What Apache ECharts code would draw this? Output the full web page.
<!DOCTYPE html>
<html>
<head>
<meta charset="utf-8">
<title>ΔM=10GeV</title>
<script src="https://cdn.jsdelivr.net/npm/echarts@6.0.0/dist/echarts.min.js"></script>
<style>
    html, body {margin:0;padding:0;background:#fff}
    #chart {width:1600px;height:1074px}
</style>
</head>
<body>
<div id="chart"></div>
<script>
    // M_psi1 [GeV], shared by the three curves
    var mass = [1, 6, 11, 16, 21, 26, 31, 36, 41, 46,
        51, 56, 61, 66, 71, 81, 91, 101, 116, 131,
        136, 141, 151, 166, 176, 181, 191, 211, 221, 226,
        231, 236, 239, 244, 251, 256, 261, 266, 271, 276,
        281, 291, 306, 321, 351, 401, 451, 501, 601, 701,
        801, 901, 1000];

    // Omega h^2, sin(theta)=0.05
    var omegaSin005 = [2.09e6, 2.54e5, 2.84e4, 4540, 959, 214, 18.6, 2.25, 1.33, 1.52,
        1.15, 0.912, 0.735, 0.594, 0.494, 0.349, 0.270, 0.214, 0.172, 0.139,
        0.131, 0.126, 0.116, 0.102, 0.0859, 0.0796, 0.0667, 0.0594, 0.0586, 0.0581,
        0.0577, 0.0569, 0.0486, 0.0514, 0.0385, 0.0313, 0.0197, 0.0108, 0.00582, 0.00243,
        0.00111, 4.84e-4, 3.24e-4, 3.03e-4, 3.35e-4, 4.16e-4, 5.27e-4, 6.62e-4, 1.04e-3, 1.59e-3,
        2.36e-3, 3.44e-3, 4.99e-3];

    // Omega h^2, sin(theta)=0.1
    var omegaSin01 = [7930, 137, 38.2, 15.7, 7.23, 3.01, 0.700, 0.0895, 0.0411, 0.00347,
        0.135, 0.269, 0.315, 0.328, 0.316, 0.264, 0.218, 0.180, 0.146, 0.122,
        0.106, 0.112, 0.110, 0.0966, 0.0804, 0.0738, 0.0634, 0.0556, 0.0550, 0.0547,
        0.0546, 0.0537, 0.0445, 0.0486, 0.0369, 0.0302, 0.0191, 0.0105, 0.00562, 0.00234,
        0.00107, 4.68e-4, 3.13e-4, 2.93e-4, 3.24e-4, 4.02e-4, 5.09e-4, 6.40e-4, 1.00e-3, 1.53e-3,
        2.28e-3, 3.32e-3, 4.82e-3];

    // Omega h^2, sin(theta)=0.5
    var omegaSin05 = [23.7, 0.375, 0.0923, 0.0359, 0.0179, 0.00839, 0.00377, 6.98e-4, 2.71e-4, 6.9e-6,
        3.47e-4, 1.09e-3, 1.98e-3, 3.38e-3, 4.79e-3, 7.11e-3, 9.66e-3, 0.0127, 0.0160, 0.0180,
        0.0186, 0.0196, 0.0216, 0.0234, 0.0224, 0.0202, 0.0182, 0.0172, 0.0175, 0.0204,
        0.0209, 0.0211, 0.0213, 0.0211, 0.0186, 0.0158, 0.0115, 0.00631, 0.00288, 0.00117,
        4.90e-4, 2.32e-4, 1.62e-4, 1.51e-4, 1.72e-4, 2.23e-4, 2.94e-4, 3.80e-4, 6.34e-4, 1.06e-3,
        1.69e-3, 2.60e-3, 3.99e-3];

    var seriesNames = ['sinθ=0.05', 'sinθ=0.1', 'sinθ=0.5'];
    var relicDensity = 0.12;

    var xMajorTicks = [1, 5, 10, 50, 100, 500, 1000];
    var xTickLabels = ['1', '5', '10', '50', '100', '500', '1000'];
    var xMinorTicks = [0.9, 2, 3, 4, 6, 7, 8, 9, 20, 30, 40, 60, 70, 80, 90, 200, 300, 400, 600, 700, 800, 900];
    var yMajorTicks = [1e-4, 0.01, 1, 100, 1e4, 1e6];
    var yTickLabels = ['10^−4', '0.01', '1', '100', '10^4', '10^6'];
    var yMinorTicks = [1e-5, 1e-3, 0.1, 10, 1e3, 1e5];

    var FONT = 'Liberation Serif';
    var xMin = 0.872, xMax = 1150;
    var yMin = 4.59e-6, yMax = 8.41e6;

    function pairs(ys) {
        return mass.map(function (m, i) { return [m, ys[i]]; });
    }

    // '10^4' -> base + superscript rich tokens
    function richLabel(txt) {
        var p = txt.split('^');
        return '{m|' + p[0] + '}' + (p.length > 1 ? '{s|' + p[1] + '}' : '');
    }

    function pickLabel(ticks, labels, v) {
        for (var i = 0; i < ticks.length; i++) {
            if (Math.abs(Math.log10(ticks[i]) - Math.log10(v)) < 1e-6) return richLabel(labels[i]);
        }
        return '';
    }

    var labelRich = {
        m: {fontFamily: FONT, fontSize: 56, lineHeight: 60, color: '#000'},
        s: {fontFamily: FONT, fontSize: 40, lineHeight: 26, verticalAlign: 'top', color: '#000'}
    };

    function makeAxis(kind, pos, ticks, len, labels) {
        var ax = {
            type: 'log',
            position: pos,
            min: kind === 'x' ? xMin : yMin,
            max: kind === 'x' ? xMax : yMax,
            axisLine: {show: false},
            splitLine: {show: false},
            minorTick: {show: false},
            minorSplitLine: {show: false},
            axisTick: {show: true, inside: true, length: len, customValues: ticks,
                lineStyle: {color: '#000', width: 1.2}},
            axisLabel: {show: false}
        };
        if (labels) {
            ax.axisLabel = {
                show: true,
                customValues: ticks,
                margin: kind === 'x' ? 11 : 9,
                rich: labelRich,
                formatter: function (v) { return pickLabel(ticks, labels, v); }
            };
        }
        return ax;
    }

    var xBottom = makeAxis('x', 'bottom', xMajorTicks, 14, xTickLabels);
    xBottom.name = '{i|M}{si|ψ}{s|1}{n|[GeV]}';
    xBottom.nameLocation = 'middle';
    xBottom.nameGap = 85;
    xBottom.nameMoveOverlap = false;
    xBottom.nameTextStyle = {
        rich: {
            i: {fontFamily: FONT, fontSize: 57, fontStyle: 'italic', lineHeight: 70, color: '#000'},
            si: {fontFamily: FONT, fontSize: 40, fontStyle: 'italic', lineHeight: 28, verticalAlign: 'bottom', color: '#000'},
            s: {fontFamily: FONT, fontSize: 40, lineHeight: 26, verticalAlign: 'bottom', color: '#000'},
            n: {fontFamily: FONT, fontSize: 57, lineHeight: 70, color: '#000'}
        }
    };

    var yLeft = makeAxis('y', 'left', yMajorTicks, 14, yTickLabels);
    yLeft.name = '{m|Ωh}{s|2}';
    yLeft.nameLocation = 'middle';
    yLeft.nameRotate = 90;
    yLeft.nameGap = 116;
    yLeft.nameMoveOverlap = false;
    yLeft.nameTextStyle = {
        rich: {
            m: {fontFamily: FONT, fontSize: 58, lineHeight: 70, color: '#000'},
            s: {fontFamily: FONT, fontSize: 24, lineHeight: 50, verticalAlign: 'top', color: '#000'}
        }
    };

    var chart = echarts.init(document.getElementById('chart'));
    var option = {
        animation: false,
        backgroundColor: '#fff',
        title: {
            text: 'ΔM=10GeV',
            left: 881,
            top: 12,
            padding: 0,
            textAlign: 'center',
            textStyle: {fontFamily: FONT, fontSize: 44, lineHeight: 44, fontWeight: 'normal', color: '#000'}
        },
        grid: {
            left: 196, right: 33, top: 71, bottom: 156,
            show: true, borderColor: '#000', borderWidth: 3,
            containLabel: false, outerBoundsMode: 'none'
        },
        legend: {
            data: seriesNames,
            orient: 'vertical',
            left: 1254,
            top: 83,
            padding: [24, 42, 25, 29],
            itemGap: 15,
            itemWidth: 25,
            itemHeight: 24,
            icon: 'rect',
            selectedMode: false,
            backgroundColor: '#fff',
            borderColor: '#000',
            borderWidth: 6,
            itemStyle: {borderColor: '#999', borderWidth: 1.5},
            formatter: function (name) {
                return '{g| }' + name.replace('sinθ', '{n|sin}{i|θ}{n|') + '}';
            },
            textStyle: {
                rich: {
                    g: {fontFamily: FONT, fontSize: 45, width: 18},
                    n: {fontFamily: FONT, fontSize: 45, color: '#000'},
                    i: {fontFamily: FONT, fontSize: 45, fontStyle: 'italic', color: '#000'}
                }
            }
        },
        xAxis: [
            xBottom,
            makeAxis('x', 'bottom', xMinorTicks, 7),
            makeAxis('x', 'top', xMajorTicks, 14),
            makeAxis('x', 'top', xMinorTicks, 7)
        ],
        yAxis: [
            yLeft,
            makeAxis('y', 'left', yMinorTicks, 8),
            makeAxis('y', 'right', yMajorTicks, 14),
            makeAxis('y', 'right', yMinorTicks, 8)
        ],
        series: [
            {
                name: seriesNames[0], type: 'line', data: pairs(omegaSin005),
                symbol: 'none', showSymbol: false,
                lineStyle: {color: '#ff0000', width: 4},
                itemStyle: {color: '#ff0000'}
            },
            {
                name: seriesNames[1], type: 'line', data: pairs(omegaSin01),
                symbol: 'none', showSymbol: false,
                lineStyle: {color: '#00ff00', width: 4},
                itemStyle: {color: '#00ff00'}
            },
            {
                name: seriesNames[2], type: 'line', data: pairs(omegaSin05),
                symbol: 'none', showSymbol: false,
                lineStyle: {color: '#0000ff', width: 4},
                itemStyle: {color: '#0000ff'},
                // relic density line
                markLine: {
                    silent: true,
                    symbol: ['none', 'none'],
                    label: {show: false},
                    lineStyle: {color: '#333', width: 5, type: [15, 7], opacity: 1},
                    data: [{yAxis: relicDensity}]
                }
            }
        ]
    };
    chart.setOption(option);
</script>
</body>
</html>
==
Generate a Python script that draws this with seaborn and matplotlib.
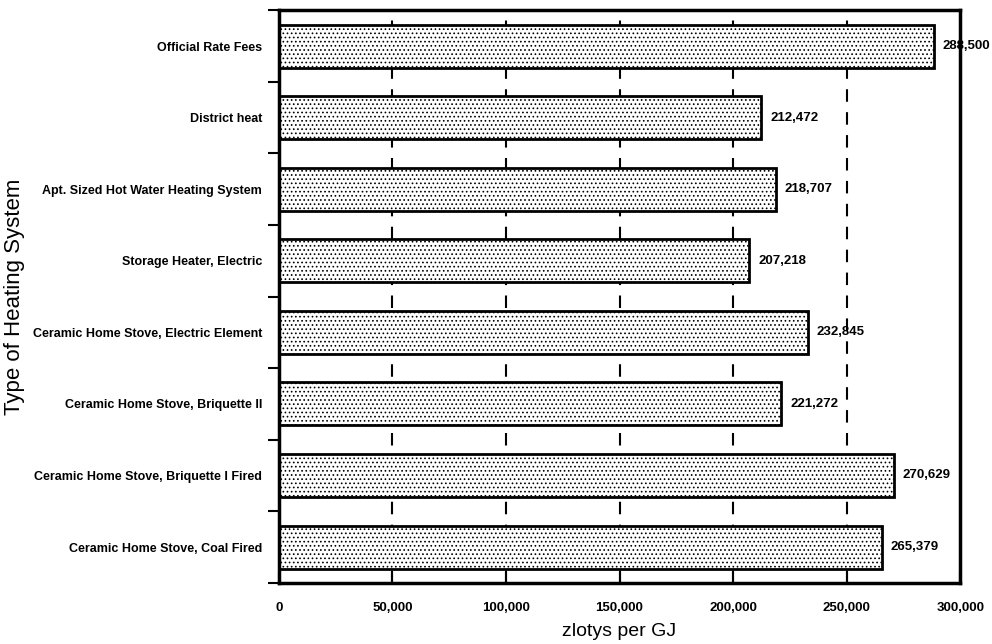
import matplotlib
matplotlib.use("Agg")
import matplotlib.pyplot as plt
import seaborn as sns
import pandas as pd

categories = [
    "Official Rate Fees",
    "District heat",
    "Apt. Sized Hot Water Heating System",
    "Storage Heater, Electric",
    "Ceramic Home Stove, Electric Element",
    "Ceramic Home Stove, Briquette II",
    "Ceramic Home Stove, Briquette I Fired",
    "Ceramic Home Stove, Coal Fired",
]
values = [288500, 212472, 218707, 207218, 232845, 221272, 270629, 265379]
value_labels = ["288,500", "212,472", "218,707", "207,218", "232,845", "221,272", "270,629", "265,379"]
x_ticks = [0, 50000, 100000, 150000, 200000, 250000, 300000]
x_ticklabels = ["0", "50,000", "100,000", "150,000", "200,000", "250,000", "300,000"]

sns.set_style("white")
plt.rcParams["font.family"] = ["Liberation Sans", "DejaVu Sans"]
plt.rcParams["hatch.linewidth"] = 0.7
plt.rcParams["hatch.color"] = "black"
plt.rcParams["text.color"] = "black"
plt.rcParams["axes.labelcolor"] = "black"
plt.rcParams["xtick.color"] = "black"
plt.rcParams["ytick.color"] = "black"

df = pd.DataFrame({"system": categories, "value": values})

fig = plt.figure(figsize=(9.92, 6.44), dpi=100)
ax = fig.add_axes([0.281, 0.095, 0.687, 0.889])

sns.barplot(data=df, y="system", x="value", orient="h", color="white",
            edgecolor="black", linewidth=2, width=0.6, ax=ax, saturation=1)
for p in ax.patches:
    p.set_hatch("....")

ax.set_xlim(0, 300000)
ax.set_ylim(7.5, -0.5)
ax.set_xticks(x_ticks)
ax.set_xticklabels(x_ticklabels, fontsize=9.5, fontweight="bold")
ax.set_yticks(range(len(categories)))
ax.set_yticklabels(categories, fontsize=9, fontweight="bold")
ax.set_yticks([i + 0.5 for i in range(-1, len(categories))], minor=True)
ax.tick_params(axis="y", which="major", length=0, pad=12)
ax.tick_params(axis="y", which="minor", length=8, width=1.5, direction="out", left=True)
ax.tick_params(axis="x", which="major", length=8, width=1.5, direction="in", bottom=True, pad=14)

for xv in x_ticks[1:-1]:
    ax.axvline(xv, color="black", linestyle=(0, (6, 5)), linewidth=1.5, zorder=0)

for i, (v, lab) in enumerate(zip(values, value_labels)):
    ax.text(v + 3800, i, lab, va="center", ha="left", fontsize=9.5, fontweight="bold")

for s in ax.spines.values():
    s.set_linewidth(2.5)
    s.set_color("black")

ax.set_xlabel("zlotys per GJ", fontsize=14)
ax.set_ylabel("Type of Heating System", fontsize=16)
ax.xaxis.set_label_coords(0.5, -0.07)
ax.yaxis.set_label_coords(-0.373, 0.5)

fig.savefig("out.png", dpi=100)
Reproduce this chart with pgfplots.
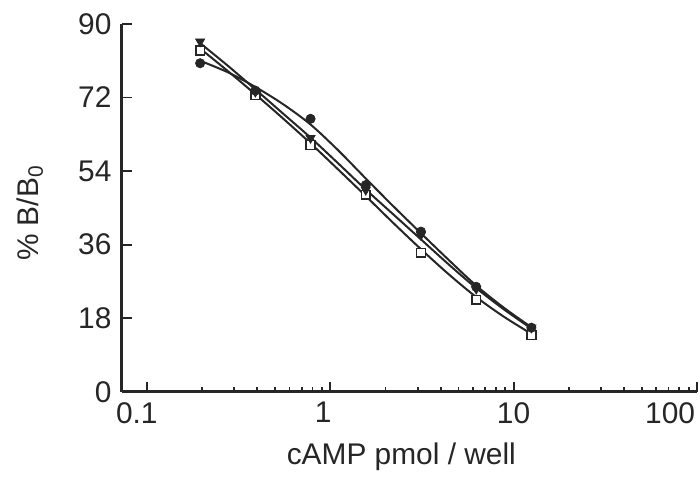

Written exercise: Transcribe only the lines above that start at the line containing "Generate a Python" and end at the line containing "import pandas as pd". Omit pictures.

Task result:
Generate a Python script that draws this with seaborn and matplotlib.
import matplotlib
matplotlib.use("Agg")
import matplotlib.pyplot as plt
import seaborn as sns
import pandas as pd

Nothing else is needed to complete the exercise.